Dans la nuit du 11 au 12 novembre 1748, Lestocq est brusquement tiré de son sommeil et conduit à la forteresse Saint-Pierre-et-Saint-Paul. Une commission spéciale présidée par Bestoujev en personne, avec comme assesseurs le général Apraxine et le comte Alexandre Chouvalov, accuse Lestocq d'être vendu à la Suède et à la Prusse, de correspondre clandestinement avec Johanna d'Anhalt-Zerbst, mère de la grande-duchesse Catherine, et de comploter contre l'impératrice de Russie. Soumis à la torture, et malgré ses serments d'innocence, il sera déporté à Ouglitch et privé de tous ses biens. Cependant, dans un réflexe de tolérance, Élisabeth consent à ce que la femme du condamné le rejoigne dans sa cellule et, plus tard, dans son exil. Peut-être même s'apitoie-t-elle sur le sort de cet homme qu'elle a dû châtier, par principe régalien, alors qu'elle garde un excellent souvenir de l'empressement dont il a toujours fait preuve à son service. Sans être bonne, elle est sensible, et même sentimentale. Incapable d'indulgence, elle est toute disposée à verser des larmes sur les victimes d'une épidémie dans un pays lointain ou sur les malheureux soldats qui risquent leur vie aux frontières de l'empire. Comme elle se montre, la plupart du temps, familière et souriante, ses sujets, oubliant les supplices, les spoliations, les exécutions ordonnés sous son règne, l'appellent volontiers, entre eux, « la Clémente ». Même ses dames et ses demoiselles d'honneur, qu'elle gratifie parfois d'une gifle ou d'une insulte à faire rougir un grenadier, sont attendries quand elle leur dit, après les avoir injustement punies : Vinovata, matouchka ! (« Je suis coupable, ma petite mère ! ») Mais c'est encore avec son mari morganatique, Razoumovski, qu'elle se révèle la plus affectueuse et la plus attentionnée. Quand il fait froid, elle lui boutonne sa pelisse, en ayant soin que ce geste de sollicitude conjugale soit vu par tout leur entourage. Est-il cloué dans son fauteuil par une crise de goutte — ce qui lui arrive souvent — et elle sacrifie des rendez-vous importants pour lui tenir compagnie. La vie normale ne reprend au palais qu'après la guérison du malade.
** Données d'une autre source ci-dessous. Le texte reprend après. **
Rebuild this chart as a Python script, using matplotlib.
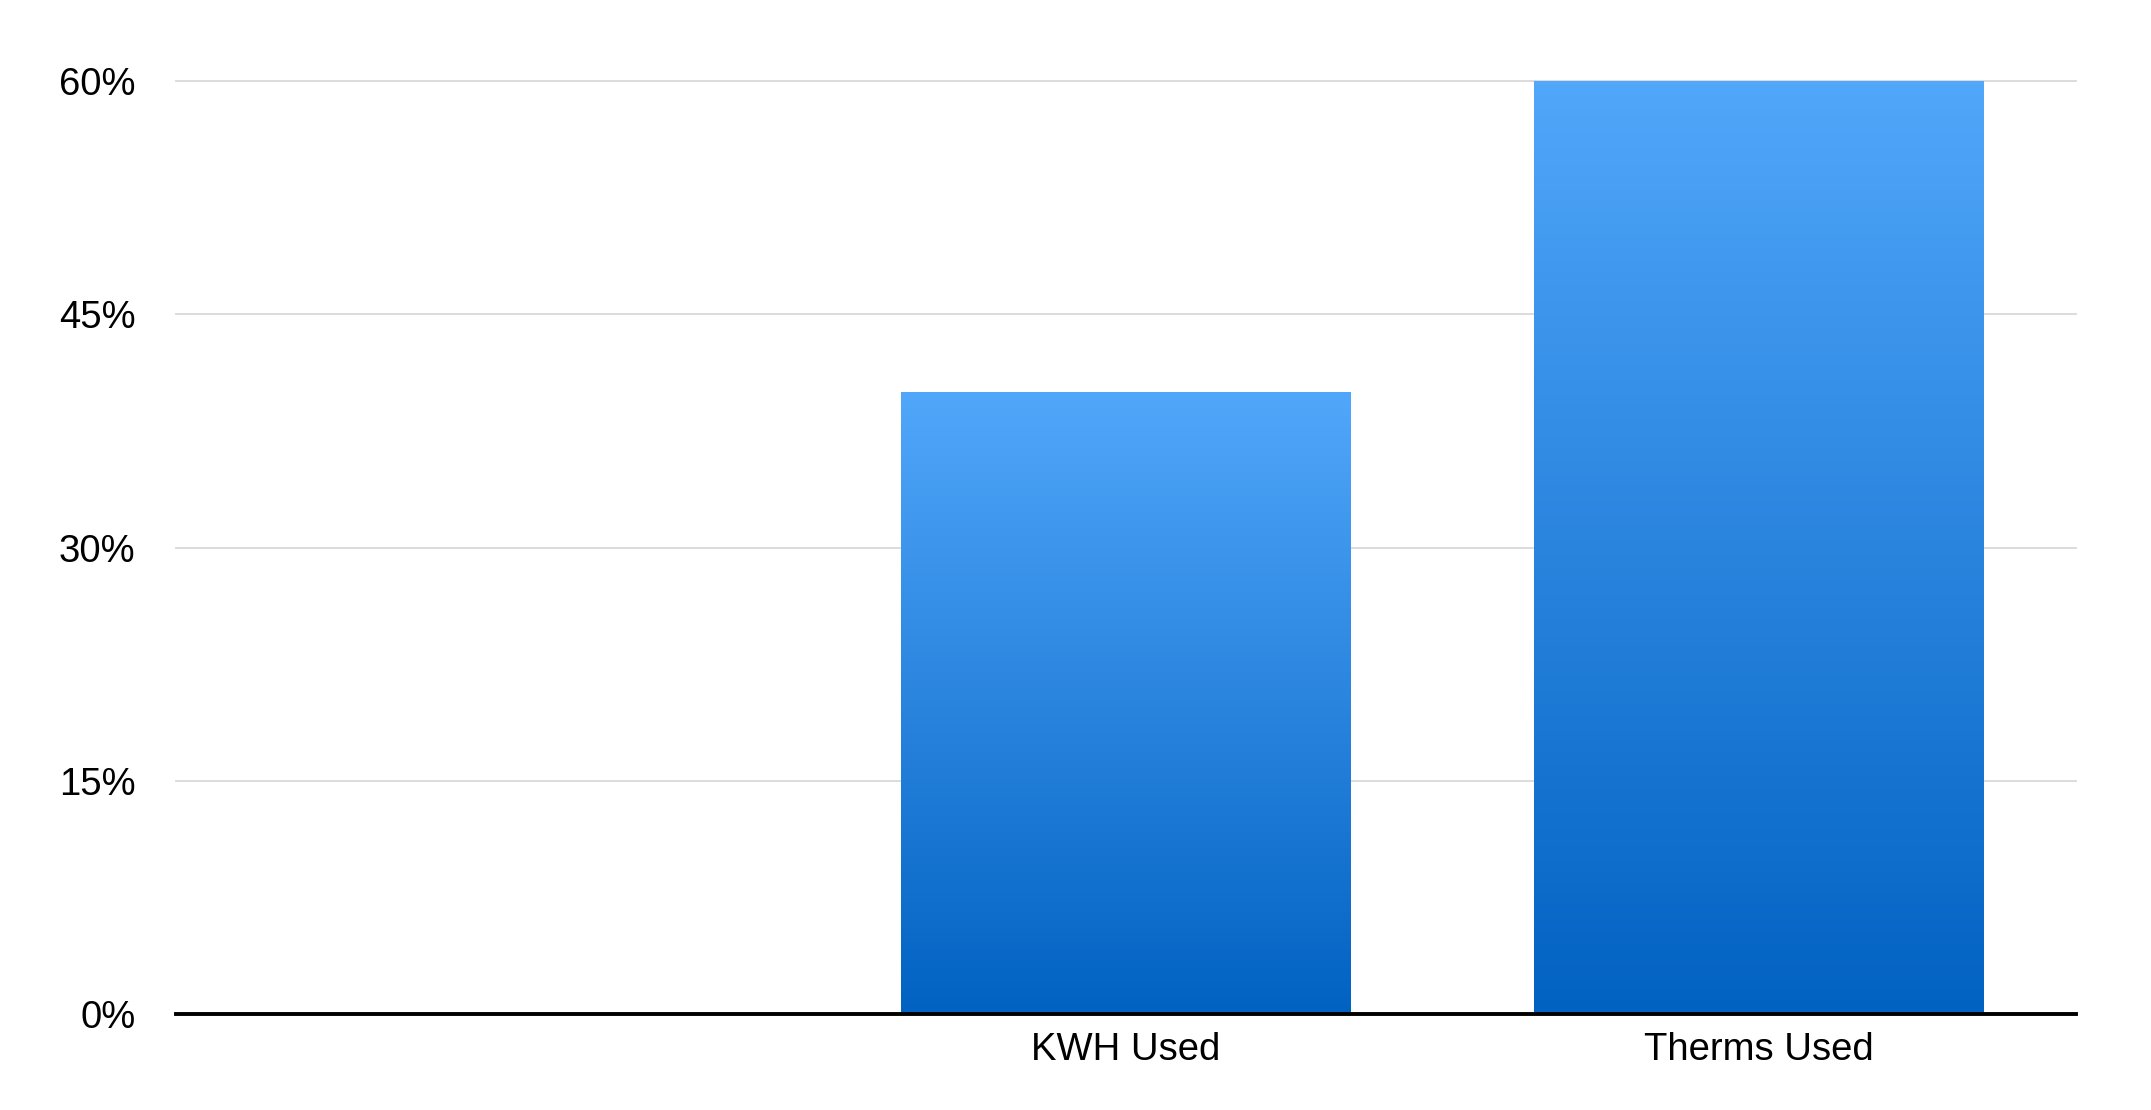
import matplotlib.pyplot as plt
import numpy as np
from matplotlib.colors import LinearSegmentedColormap

# Data
categories = ['', 'KWH Used', 'Therms Used']
values = [0, 40, 60]
yticks = [0, 15, 30, 45, 60]

plt.rcParams['font.family'] = ['Liberation Sans', 'DejaVu Sans']

fig = plt.figure(figsize=(21.51, 11.10), dpi=100)
ax = fig.add_axes([0.0818, 0.0865, 0.8833, 0.8405])

x = np.arange(len(categories))
bar_width = 0.71
bars = ax.bar(x, values, width=bar_width, color='none', edgecolor='none')

# vertical gradient per bar, light on top, dark at bottom
cmap = LinearSegmentedColormap.from_list('blue_grad', ['#0262c2', '#51a7fa'])
grad = np.linspace(0, 1, 256).reshape(-1, 1)
for bar in bars:
    h = bar.get_height()
    if h <= 0:
        continue
    x0 = bar.get_x()
    im = ax.imshow(grad, cmap=cmap, origin='lower', aspect='auto',
                   extent=[x0, x0 + bar.get_width(), 0, h], zorder=2)
    im.set_clip_path(bar)
    im.set_clip_on(False)

ax.set_xlim(-0.5, len(categories) - 0.5)
ax.set_ylim(0, 60)
ax.set_xticks(x)
ax.set_xticklabels(categories)
ax.set_yticks(yticks)
ax.set_yticklabels([f'{v}%' for v in yticks])

ax.tick_params(axis='both', length=0, labelsize=27.5, colors='black')
ax.tick_params(axis='y', pad=29)
ax.tick_params(axis='x', pad=13)

for spine in ['top', 'right', 'left']:
    ax.spines[spine].set_visible(False)
ax.spines['bottom'].set_linewidth(2.8)
ax.spines['bottom'].set_color('black')
ax.spines['bottom'].set_zorder(5)

ax.yaxis.grid(True, color='#d9d9d9', linewidth=1.3)
ax.set_axisbelow(True)
for line in ax.get_ygridlines():
    line.set_clip_on(False)

fig.savefig('out.png', dpi=100, facecolor='white')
Pourtant, elle se permet de le tromper avec des hommes jeunes et vigoureux, tels les comtes Nikita Panine ou Serge Saltykov. Mais, de tous ses amants adventices, c'est encore le neveu des Chouvalov, Ivan Ivanovitch, qui a sa préférence. Ce qui la séduit dans ce nouvel élu, c'est, certes, l'appétissante fraîcheur de sa personne, sa beauté, mais aussi son instruction et sa connaissance de la France. Elle qui ne lit jamais est émerveillée de le voir si impatient de recevoir les derniers livres qu'on lui expédie de Paris. Il a vingt-trois ans et il correspond avec Voltaire ! Deux qualités qui, aux yeux de Sa Majesté, le distinguent du commun des mortels. Auprès de lui, elle a l'impression de sacrifier tout ensemble à l'amour et à la culture. Et cela sans se fatiguer les yeux ni le cerveau ! S'initier aux splendeurs de l'art, de la littérature, de la science dans les bras d'un homme qui est une encyclopédie vivante, c'est, pense-t-elle, la meilleure façon d'apprendre en jouissant. Elle paraît si satisfaite de cette pédagogie voluptueuse que Razoumovski ne songe pas à lui reprocher sa trahison. Il trouve même Ivan Chouvalov tout à fait digne d'estime et encourage Sa Majesté à joindre les plaisirs de l'alcôve à ceux de l'étude. C'est Ivan Chouvalov qui incitera Élisabeth à fonder l'université de Moscou et l'Académie des beaux-arts de Saint-Pétersbourg. Ce faisant, elle éprouvera un sentiment de revanche qui ressemble à un vertige. Consciente de son ignorance, elle n'en est que plus fière de présider à l'éveil du mouvement intellectuel en Russie. Il est grisant pour elle de se dire que les écrivains et les artistes de demain lui devront tout, à elle qui ne sait rien.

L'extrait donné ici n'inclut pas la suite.